En Afrique subsaharienne, un proverbe bien connu enseigne que :
« Quand deux éléphants se battent, c’est l’herbe qui souffre. »
Et dans la sagesse chinoise, on retrouve une formulation analogue :
« Quand les arbres se battent, ce sont les brindilles qui cassent. »
Ces dictons, issus de contextes culturels variés, expriment une vérité anthropologique partagée : les conflits internes sont souvent traversés d’enjeux affectifs, symboliques et historiques, rendant toute prise de position extérieure particulièrement risquée. Ce n’est pas faiblesse que de s’abstenir, mais clairvoyance : la neutralité, dans ce cas, devient une forme de sagesse protectrice.

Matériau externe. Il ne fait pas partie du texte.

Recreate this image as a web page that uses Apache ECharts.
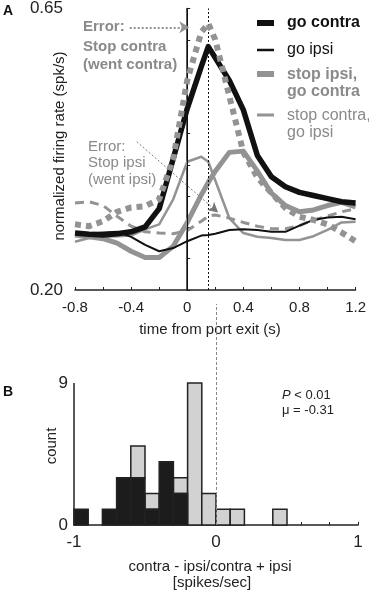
<!DOCTYPE html>
<html><head><meta charset="utf-8">
<script src="https://cdn.jsdelivr.net/npm/echarts@6/dist/echarts.min.js"></script>
<style>html,body{margin:0;padding:0;background:#fff}#c{width:369px;height:595px}</style>
</head><body><div id="c"></div>
<script>
// ---- Panel A data ----
const times = [-0.8,-0.7,-0.6,-0.5,-0.4,-0.3,-0.2,-0.1,0,0.1,0.15,0.2,0.3,0.4,0.5,0.6,0.7,0.8,0.9,1.0,1.1,1.2];
const goContra        = [0.291,0.289,0.288,0.290,0.293,0.301,0.330,0.410,0.490,0.557,0.589,0.571,0.535,0.488,0.415,0.381,0.365,0.356,0.351,0.346,0.341,0.339];
const goIpsi          = [0.290,0.291,0.292,0.293,0.285,0.272,0.262,0.267,0.278,0.287,0.288,0.290,0.296,0.297,0.296,0.293,0.293,0.303,0.312,0.316,0.317,0.313];
const stopIpsiGoContra= [0.288,0.285,0.282,0.275,0.262,0.252,0.252,0.270,0.308,0.352,0.372,0.390,0.420,0.422,0.390,0.355,0.335,0.325,0.328,0.335,0.340,0.333];
const stopContraGoIpsi= [0.277,0.283,0.285,0.286,0.287,0.297,0.305,0.345,0.405,0.413,0.405,0.375,0.315,0.291,0.285,0.283,0.280,0.280,0.286,0.296,0.308,0.309];
const errStopContra   = [0.305,0.302,0.310,0.325,0.332,0.334,0.345,0.410,0.535,0.612,0.626,0.600,0.510,0.420,0.380,0.355,0.331,0.317,0.312,0.305,0.292,0.278];
const errStopIpsi     = [0.339,0.341,0.335,0.318,0.302,0.293,0.291,0.290,0.295,0.310,0.318,0.320,0.315,0.308,0.302,0.298,0.298,0.303,0.312,0.318,0.325,0.330];
const yTickLabels = ['0.20','0.65'];
const xTickLabels = ['-0.8','-0.4','0','0.4','0.8','1.2'];
const eventTimes = [0, 0.15];

// ---- Panel B data ----
const binStarts = [-1,-0.9,-0.8,-0.7,-0.6,-0.5,-0.4,-0.3,-0.2,-0.1,0,0.1,0.2,0.3,0.4,0.5,0.6,0.7,0.8,0.9];
const sigCounts    = [1,0,1,3,3,1,4,2,0,0,0,0,0,0,0,0,0,0,0,0];
const nonSigCounts = [0,0,0,0,2,1,0,1,9,2,1,1,0,0,1,0,0,0,0,0];
const binWidth = 0.1;

const GRAY = '#939393';
const FONT = '"Liberation Sans", Arial, Helvetica, sans-serif';
const pair = v => times.map((t,i)=>[t,v[i]]);

const sigData = [], nonSigData = [];
binStarts.forEach((b,i)=>{
  if (sigCounts[i]>0) sigData.push([b, sigCounts[i], 0]);
  if (nonSigCounts[i]>0) nonSigData.push([b, nonSigCounts[i], sigCounts[i]]);
});
function histItem(fill){
  return function(params, api){
    const x0 = api.value(0), h = api.value(1), base = api.value(2);
    const p0 = api.coord([x0, base]);
    const p1 = api.coord([x0 + binWidth, base + h]);
    return {type:'rect', shape:{x:p0[0], y:p1[1], width:p1[0]-p0[0], height:p0[1]-p1[1]},
      style:{fill:fill, stroke:'#222', lineWidth:1.5}};
  };
}

const chart = echarts.init(document.getElementById('c'), null, {renderer:'canvas'});
const lineS = (name, data, color, width, type, z) => ({
  name, type:'line', data: pair(data), xAxisIndex:0, yAxisIndex:0, symbol:'none', z: z,
  lineStyle:{color, width, type: type || 'solid', cap:'butt', join:'round'}, silent:true, animation:false
});

const option = {
  animation:false,
  textStyle:{fontFamily:FONT},
  grid:[
    {left:75, right:11, top:8, bottom:305},
    {left:74, right:11, top:304, bottom:70}
  ],
  xAxis:[
    {type:'value', gridIndex:0, min:-0.8, max:1.2, interval:0.2,
      axisLine:{lineStyle:{color:'#222', width:1.5}},
      axisTick:{inside:true, length:3, lineStyle:{color:'#222'}},
      splitLine:{show:false},
      axisLabel:{margin:10, fontSize:15, color:'#222', fontFamily:FONT,
        formatter: v => { const s = v.toFixed(1).replace(/^(-?)0\.0$/,'0'); const lbl = (Math.abs(v)<1e-9)?'0':v.toFixed(1); return xTickLabels.indexOf(lbl)>=0 ? lbl : ''; }}},
    {type:'value', gridIndex:1, min:-1, max:1, interval:0.2,
      axisLine:{lineStyle:{color:'#222', width:1.5}},
      axisTick:{inside:true, length:3, lineStyle:{color:'#222'}},
      splitLine:{show:false},
      axisLabel:{margin:9, fontSize:17, color:'#222', fontFamily:FONT,
        formatter: v => Math.abs(v)<1e-9 ? '0' : (Math.abs(Math.abs(v)-1)<1e-9 ? String(Math.round(v)) : '')}}
  ],
  yAxis:[
    {type:'value', gridIndex:0, min:0.2, max:0.65, interval:0.05,
      axisLine:{show:true, lineStyle:{color:'#222', width:1.5}},
      axisTick:{show:true, inside:true, length:3, lineStyle:{color:'#222'}},
      splitLine:{show:false},
      axisLabel:{margin:12, fontSize:17, color:'#222', fontFamily:FONT,
        formatter: v => { const s = v.toFixed(2); return yTickLabels.indexOf(s)>=0 ? s : ''; }}},
    {type:'value', gridIndex:1, min:0, max:14, interval:1,
      axisLine:{show:false}, axisTick:{show:false}, splitLine:{show:false},
      axisLabel:{margin:6, fontSize:17, color:'#222', fontFamily:FONT,
        formatter: v => (v===0||v===9) ? String(v) : ''}}
  ],
  series:[
    lineS('Error: Stop ipsi (went ipsi)', errStopIpsi, GRAY, 3, [9,6], 2),
    lineS('stop contra, go ipsi', stopContraGoIpsi, GRAY, 2.5, 'solid', 3),
    lineS('stop ipsi, go contra', stopIpsiGoContra, GRAY, 5, 'solid', 4),
    lineS('go ipsi', goIpsi, '#111', 2, 'solid', 5),
    lineS('go contra', goContra, '#111', 5.5, 'solid', 6),
    lineS('Error: Stop contra (went contra)', errStopContra, GRAY, 6, [6,5], 7),
    {type:'line', name:'refs', xAxisIndex:0, yAxisIndex:0, data:[], silent:true, z:8,
      markLine:{silent:true, animation:false, symbol:['none','none'], label:{show:false},
        data:[
          {xAxis:eventTimes[0], lineStyle:{color:'#111', width:1, type:'solid'}},
          {xAxis:eventTimes[1], lineStyle:{color:'#111', width:1, type:[2,2]}},
          [{coord:[-0.41,0.62], symbol:'none', lineStyle:{color:GRAY, width:2, type:[2,2]}},
           {coord:[0.015,0.62], symbol:'arrow', symbolSize:[9,10]}],
          [{coord:[-0.36,0.437], symbol:'none', lineStyle:{color:'#777', width:1, type:[2,2]}},
           {coord:[0.22,0.324], symbol:'arrow', symbolSize:[8,10], itemStyle:{color:GRAY}}]
        ]}},
    {type:'custom', name:'non-significant', xAxisIndex:1, yAxisIndex:1, data:nonSigData,
      encode:{x:0, y:1}, renderItem:histItem('#d2d2d2'), silent:true, z:3},
    {type:'custom', name:'significant', xAxisIndex:1, yAxisIndex:1, data:sigData,
      encode:{x:0, y:1}, renderItem:histItem('#1c1c1c'), silent:true, z:3},
    {type:'line', name:'refsB', xAxisIndex:1, yAxisIndex:1, data:[], silent:true, z:5,
      markLine:{silent:true, animation:false, symbol:['none','none'], label:{show:false},
        data:[
          [{coord:[-1,0], lineStyle:{color:'#222', width:1.5, type:'solid'}},{coord:[-1,9]}],
          [{coord:[0,0], lineStyle:{color:'#888', width:1, type:[3,2]}},{coord:[0,14]}]
        ]}}
  ],
  graphic:[
    {type:'text', left:3, top:4, style:{text:'A', font:'bold 14px '+FONT, fill:'#111'}},
    {type:'text', left:3, top:385, style:{text:'B', font:'bold 14px '+FONT, fill:'#111'}},
    // axis titles
    {type:'text', x:60, y:146, rotation:Math.PI/2, style:{text:'normalized firing rate (spk/s)', font:'15px '+FONT, fill:'#222', align:'center', verticalAlign:'middle'}},
    {type:'text', x:210, y:330, style:{text:'time from port exit (s)', font:'15px '+FONT, fill:'#222', align:'center', verticalAlign:'middle'}},
    {type:'text', x:52, y:446, rotation:Math.PI/2, style:{text:'count', font:'15px '+FONT, fill:'#222', align:'center', verticalAlign:'middle'}},
    {type:'text', x:210, y:567, style:{text:'contra - ipsi/contra + ipsi', font:'15px '+FONT, fill:'#222', align:'center', verticalAlign:'middle'}},
    {type:'text', x:212, y:583, style:{text:'[spikes/sec]', font:'15px '+FONT, fill:'#222', align:'center', verticalAlign:'middle'}},
    // stats
    {type:'text', x:282, y:395, style:{text:'{i|P} < 0.01', font:'13px '+FONT, fill:'#222', verticalAlign:'middle', rich:{i:{fontStyle:'italic', fontSize:13, fontFamily:FONT, fill:'#222'}}}},
    {type:'text', x:282, y:410, style:{text:'\u03bc = -0.31', font:'13px '+FONT, fill:'#222', verticalAlign:'middle'}},
    // annotations
    {type:'text', x:83, y:27, style:{text:'Error:', font:'bold 15px '+FONT, fill:'#8a8a8a', verticalAlign:'middle'}},
    {type:'text', x:83, y:47, style:{text:'Stop contra', font:'bold 15px '+FONT, fill:'#8a8a8a', verticalAlign:'middle'}},
    {type:'text', x:83, y:65, style:{text:'(went contra)', font:'bold 15px '+FONT, fill:'#8a8a8a', verticalAlign:'middle'}},
    {type:'text', x:88, y:147, style:{text:'Error:', font:'15px '+FONT, fill:'#8a8a8a', verticalAlign:'middle'}},
    {type:'text', x:88, y:163, style:{text:'Stop ipsi', font:'15px '+FONT, fill:'#8a8a8a', verticalAlign:'middle'}},
    {type:'text', x:88, y:180, style:{text:'(went ipsi)', font:'15px '+FONT, fill:'#8a8a8a', verticalAlign:'middle'}},
    // legend
    {type:'line', shape:{x1:257, y1:23, x2:274, y2:23}, style:{stroke:'#111', lineWidth:6}},
    {type:'text', x:287, y:23, style:{text:'go contra', font:'bold 16px '+FONT, fill:'#111', verticalAlign:'middle'}},
    {type:'line', shape:{x1:257, y1:50, x2:274, y2:50}, style:{stroke:'#111', lineWidth:2.5}},
    {type:'text', x:287, y:50, style:{text:'go ipsi', font:'16px '+FONT, fill:'#111', verticalAlign:'middle'}},
    {type:'line', shape:{x1:257, y1:74, x2:274, y2:74}, style:{stroke:GRAY, lineWidth:6}},
    {type:'text', x:287, y:75, style:{text:'stop ipsi,', font:'bold 16px '+FONT, fill:'#8a8a8a', verticalAlign:'middle'}},
    {type:'text', x:287, y:92, style:{text:'go contra', font:'bold 16px '+FONT, fill:'#8a8a8a', verticalAlign:'middle'}},
    {type:'line', shape:{x1:257, y1:115, x2:274, y2:115}, style:{stroke:GRAY, lineWidth:3}},
    {type:'text', x:287, y:116, style:{text:'stop contra,', font:'16px '+FONT, fill:'#8a8a8a', verticalAlign:'middle'}},
    {type:'text', x:287, y:133, style:{text:'go ipsi', font:'16px '+FONT, fill:'#8a8a8a', verticalAlign:'middle'}}
  ]
};
chart.setOption(option);
</script>
</body></html>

Dans une société maure structurée par des appartenances familiales et tribales étroites, le proverbe prend toute sa portée. Il rappelle que la proximité n’abolit pas le conflit ; elle le rend souvent plus chargé, plus complexe, et donc plus périlleux pour celui qui s’y aventure sans y être convié.
Ainsi, cette sagesse mauritanienne ne prône pas le désengagement, mais invite à une lucidité sociale : savoir discerner le moment où la parole ou l’action devient intrusion, et où la retenue se fait gage de respect et de protection.